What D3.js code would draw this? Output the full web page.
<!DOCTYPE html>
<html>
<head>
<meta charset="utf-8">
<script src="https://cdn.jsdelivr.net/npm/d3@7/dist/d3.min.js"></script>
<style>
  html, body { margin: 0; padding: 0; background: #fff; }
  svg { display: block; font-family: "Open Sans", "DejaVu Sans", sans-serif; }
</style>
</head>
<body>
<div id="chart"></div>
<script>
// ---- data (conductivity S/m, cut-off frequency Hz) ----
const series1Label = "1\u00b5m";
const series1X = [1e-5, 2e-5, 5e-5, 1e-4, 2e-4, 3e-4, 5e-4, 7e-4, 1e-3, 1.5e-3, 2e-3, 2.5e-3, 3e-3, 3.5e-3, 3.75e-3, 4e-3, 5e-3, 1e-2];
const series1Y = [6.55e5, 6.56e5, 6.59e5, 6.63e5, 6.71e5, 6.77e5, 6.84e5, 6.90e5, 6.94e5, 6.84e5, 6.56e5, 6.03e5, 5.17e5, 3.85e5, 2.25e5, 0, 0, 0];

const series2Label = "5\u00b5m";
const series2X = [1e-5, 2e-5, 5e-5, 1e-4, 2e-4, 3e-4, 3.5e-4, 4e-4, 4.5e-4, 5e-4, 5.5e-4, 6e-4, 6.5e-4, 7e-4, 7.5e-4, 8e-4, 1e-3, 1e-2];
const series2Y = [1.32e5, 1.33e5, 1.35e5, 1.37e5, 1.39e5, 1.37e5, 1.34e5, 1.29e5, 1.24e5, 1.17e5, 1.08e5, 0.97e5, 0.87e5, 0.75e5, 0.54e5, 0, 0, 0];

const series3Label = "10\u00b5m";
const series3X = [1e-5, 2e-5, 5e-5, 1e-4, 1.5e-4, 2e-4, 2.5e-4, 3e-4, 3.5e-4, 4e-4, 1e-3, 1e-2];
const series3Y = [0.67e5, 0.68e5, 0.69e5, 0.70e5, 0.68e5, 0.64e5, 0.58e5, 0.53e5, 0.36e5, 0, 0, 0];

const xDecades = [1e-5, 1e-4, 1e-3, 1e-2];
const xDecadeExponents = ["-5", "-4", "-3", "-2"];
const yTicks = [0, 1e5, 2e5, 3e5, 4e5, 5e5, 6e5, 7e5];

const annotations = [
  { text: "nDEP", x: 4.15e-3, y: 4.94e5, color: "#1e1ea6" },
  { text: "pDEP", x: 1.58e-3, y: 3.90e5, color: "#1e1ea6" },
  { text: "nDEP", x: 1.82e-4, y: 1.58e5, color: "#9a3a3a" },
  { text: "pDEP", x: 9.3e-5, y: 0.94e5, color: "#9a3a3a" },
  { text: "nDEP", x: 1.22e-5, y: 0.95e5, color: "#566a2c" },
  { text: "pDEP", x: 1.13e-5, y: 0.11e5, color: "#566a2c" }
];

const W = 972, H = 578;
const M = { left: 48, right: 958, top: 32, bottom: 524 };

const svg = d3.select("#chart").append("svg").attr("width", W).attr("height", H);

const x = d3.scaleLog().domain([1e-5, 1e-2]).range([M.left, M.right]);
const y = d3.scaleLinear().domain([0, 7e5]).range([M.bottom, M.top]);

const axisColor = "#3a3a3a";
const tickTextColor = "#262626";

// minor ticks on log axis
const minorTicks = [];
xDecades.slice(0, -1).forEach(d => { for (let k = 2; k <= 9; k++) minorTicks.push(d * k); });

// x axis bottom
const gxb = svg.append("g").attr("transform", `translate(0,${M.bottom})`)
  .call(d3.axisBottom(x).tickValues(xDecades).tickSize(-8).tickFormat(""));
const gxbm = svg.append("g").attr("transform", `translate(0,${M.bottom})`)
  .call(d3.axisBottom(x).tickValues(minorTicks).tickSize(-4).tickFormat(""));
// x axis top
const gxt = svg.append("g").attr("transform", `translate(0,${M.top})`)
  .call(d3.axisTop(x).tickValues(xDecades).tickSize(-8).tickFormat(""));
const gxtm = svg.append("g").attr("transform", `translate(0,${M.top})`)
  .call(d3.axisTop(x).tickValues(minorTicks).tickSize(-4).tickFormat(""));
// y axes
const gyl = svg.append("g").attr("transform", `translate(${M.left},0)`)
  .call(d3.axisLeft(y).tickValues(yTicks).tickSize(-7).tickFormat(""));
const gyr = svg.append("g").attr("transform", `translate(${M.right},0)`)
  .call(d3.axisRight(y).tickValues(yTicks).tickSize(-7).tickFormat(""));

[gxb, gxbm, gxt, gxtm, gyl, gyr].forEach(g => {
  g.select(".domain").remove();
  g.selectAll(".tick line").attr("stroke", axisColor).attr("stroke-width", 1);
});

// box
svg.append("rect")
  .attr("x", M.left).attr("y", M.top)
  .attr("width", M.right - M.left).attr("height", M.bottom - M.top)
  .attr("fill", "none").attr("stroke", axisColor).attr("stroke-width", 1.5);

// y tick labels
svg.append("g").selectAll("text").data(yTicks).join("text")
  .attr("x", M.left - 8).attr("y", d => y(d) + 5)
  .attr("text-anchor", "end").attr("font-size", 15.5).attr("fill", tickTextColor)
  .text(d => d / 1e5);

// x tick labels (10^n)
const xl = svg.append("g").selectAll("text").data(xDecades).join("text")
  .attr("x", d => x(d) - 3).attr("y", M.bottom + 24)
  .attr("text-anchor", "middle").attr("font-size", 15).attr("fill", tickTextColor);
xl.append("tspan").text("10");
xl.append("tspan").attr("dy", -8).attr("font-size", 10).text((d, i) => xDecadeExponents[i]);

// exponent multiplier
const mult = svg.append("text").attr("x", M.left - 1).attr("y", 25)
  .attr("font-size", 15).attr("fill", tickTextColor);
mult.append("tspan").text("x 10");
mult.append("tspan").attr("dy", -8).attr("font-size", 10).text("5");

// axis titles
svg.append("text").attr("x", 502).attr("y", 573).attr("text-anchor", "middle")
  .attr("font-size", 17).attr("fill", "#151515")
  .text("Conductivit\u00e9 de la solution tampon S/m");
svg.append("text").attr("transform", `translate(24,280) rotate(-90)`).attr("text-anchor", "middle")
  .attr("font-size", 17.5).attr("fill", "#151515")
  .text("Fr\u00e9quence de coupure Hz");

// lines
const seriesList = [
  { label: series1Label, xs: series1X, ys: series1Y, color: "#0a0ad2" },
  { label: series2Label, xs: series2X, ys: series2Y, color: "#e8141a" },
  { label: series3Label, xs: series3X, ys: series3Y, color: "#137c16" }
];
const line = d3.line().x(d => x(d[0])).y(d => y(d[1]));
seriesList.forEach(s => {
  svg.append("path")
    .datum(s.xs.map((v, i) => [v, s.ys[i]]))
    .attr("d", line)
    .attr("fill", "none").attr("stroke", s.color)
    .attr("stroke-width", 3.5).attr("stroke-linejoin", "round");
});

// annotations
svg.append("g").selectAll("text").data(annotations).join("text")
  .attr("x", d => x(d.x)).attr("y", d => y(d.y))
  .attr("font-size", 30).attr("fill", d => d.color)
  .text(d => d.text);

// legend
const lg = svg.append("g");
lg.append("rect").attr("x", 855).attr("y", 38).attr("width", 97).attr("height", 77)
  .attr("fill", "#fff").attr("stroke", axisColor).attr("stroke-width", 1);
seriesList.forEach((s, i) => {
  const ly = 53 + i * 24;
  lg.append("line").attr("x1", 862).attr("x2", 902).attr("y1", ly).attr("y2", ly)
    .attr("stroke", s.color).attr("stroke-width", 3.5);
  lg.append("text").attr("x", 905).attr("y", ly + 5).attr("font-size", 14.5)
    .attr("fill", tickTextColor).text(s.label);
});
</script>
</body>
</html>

....

- Problem to work on -
Go through the material above line by line and copy it exactly.

- Written answer -
What D3.js code would draw this? Output the full web page.
<!DOCTYPE html>
<html>
<head>
<meta charset="utf-8">
<script src="https://cdn.jsdelivr.net/npm/d3@7/dist/d3.min.js"></script>
<style>
  html, body { margin: 0; padding: 0; background: #fff; }
  svg { display: block; font-family: "Open Sans", "DejaVu Sans", sans-serif; }
</style>
</head>
<body>
<div id="chart"></div>
<script>
// ---- data (conductivity S/m, cut-off frequency Hz) ----
const series1Label = "1\u00b5m";
const series1X = [1e-5, 2e-5, 5e-5, 1e-4, 2e-4, 3e-4, 5e-4, 7e-4, 1e-3, 1.5e-3, 2e-3, 2.5e-3, 3e-3, 3.5e-3, 3.75e-3, 4e-3, 5e-3, 1e-2];
const series1Y = [6.55e5, 6.56e5, 6.59e5, 6.63e5, 6.71e5, 6.77e5, 6.84e5, 6.90e5, 6.94e5, 6.84e5, 6.56e5, 6.03e5, 5.17e5, 3.85e5, 2.25e5, 0, 0, 0];

const series2Label = "5\u00b5m";
const series2X = [1e-5, 2e-5, 5e-5, 1e-4, 2e-4, 3e-4, 3.5e-4, 4e-4, 4.5e-4, 5e-4, 5.5e-4, 6e-4, 6.5e-4, 7e-4, 7.5e-4, 8e-4, 1e-3, 1e-2];
const series2Y = [1.32e5, 1.33e5, 1.35e5, 1.37e5, 1.39e5, 1.37e5, 1.34e5, 1.29e5, 1.24e5, 1.17e5, 1.08e5, 0.97e5, 0.87e5, 0.75e5, 0.54e5, 0, 0, 0];

const series3Label = "10\u00b5m";
const series3X = [1e-5, 2e-5, 5e-5, 1e-4, 1.5e-4, 2e-4, 2.5e-4, 3e-4, 3.5e-4, 4e-4, 1e-3, 1e-2];
const series3Y = [0.67e5, 0.68e5, 0.69e5, 0.70e5, 0.68e5, 0.64e5, 0.58e5, 0.53e5, 0.36e5, 0, 0, 0];

const xDecades = [1e-5, 1e-4, 1e-3, 1e-2];
const xDecadeExponents = ["-5", "-4", "-3", "-2"];
const yTicks = [0, 1e5, 2e5, 3e5, 4e5, 5e5, 6e5, 7e5];

const annotations = [
  { text: "nDEP", x: 4.15e-3, y: 4.94e5, color: "#1e1ea6" },
  { text: "pDEP", x: 1.58e-3, y: 3.90e5, color: "#1e1ea6" },
  { text: "nDEP", x: 1.82e-4, y: 1.58e5, color: "#9a3a3a" },
  { text: "pDEP", x: 9.3e-5, y: 0.94e5, color: "#9a3a3a" },
  { text: "nDEP", x: 1.22e-5, y: 0.95e5, color: "#566a2c" },
  { text: "pDEP", x: 1.13e-5, y: 0.11e5, color: "#566a2c" }
];

const W = 972, H = 578;
const M = { left: 48, right: 958, top: 32, bottom: 524 };

const svg = d3.select("#chart").append("svg").attr("width", W).attr("height", H);

const x = d3.scaleLog().domain([1e-5, 1e-2]).range([M.left, M.right]);
const y = d3.scaleLinear().domain([0, 7e5]).range([M.bottom, M.top]);

const axisColor = "#3a3a3a";
const tickTextColor = "#262626";

// minor ticks on log axis
const minorTicks = [];
xDecades.slice(0, -1).forEach(d => { for (let k = 2; k <= 9; k++) minorTicks.push(d * k); });

// x axis bottom
const gxb = svg.append("g").attr("transform", `translate(0,${M.bottom})`)
  .call(d3.axisBottom(x).tickValues(xDecades).tickSize(-8).tickFormat(""));
const gxbm = svg.append("g").attr("transform", `translate(0,${M.bottom})`)
  .call(d3.axisBottom(x).tickValues(minorTicks).tickSize(-4).tickFormat(""));
// x axis top
const gxt = svg.append("g").attr("transform", `translate(0,${M.top})`)
  .call(d3.axisTop(x).tickValues(xDecades).tickSize(-8).tickFormat(""));
const gxtm = svg.append("g").attr("transform", `translate(0,${M.top})`)
  .call(d3.axisTop(x).tickValues(minorTicks).tickSize(-4).tickFormat(""));
// y axes
const gyl = svg.append("g").attr("transform", `translate(${M.left},0)`)
  .call(d3.axisLeft(y).tickValues(yTicks).tickSize(-7).tickFormat(""));
const gyr = svg.append("g").attr("transform", `translate(${M.right},0)`)
  .call(d3.axisRight(y).tickValues(yTicks).tickSize(-7).tickFormat(""));

[gxb, gxbm, gxt, gxtm, gyl, gyr].forEach(g => {
  g.select(".domain").remove();
  g.selectAll(".tick line").attr("stroke", axisColor).attr("stroke-width", 1);
});

// box
svg.append("rect")
  .attr("x", M.left).attr("y", M.top)
  .attr("width", M.right - M.left).attr("height", M.bottom - M.top)
  .attr("fill", "none").attr("stroke", axisColor).attr("stroke-width", 1.5);

// y tick labels
svg.append("g").selectAll("text").data(yTicks).join("text")
  .attr("x", M.left - 8).attr("y", d => y(d) + 5)
  .attr("text-anchor", "end").attr("font-size", 15.5).attr("fill", tickTextColor)
  .text(d => d / 1e5);

// x tick labels (10^n)
const xl = svg.append("g").selectAll("text").data(xDecades).join("text")
  .attr("x", d => x(d) - 3).attr("y", M.bottom + 24)
  .attr("text-anchor", "middle").attr("font-size", 15).attr("fill", tickTextColor);
xl.append("tspan").text("10");
xl.append("tspan").attr("dy", -8).attr("font-size", 10).text((d, i) => xDecadeExponents[i]);

// exponent multiplier
const mult = svg.append("text").attr("x", M.left - 1).attr("y", 25)
  .attr("font-size", 15).attr("fill", tickTextColor);
mult.append("tspan").text("x 10");
mult.append("tspan").attr("dy", -8).attr("font-size", 10).text("5");

// axis titles
svg.append("text").attr("x", 502).attr("y", 573).attr("text-anchor", "middle")
  .attr("font-size", 17).attr("fill", "#151515")
  .text("Conductivit\u00e9 de la solution tampon S/m");
svg.append("text").attr("transform", `translate(24,280) rotate(-90)`).attr("text-anchor", "middle")
  .attr("font-size", 17.5).attr("fill", "#151515")
  .text("Fr\u00e9quence de coupure Hz");

// lines
const seriesList = [
  { label: series1Label, xs: series1X, ys: series1Y, color: "#0a0ad2" },
  { label: series2Label, xs: series2X, ys: series2Y, color: "#e8141a" },
  { label: series3Label, xs: series3X, ys: series3Y, color: "#137c16" }
];
const line = d3.line().x(d => x(d[0])).y(d => y(d[1]));
seriesList.forEach(s => {
  svg.append("path")
    .datum(s.xs.map((v, i) => [v, s.ys[i]]))
    .attr("d", line)
    .attr("fill", "none").attr("stroke", s.color)
    .attr("stroke-width", 3.5).attr("stroke-linejoin", "round");
});

// annotations
svg.append("g").selectAll("text").data(annotations).join("text")
  .attr("x", d => x(d.x)).attr("y", d => y(d.y))
  .attr("font-size", 30).attr("fill", d => d.color)
  .text(d => d.text);

// legend
const lg = svg.append("g");
lg.append("rect").attr("x", 855).attr("y", 38).attr("width", 97).attr("height", 77)
  .attr("fill", "#fff").attr("stroke", axisColor).attr("stroke-width", 1);
seriesList.forEach((s, i) => {
  const ly = 53 + i * 24;
  lg.append("line").attr("x1", 862).attr("x2", 902).attr("y1", ly).attr("y2", ly)
    .attr("stroke", s.color).attr("stroke-width", 3.5);
  lg.append("text").attr("x", 905).attr("y", ly + 5).attr("font-size", 14.5)
    .attr("fill", tickTextColor).text(s.label);
});
</script>
</body>
</html>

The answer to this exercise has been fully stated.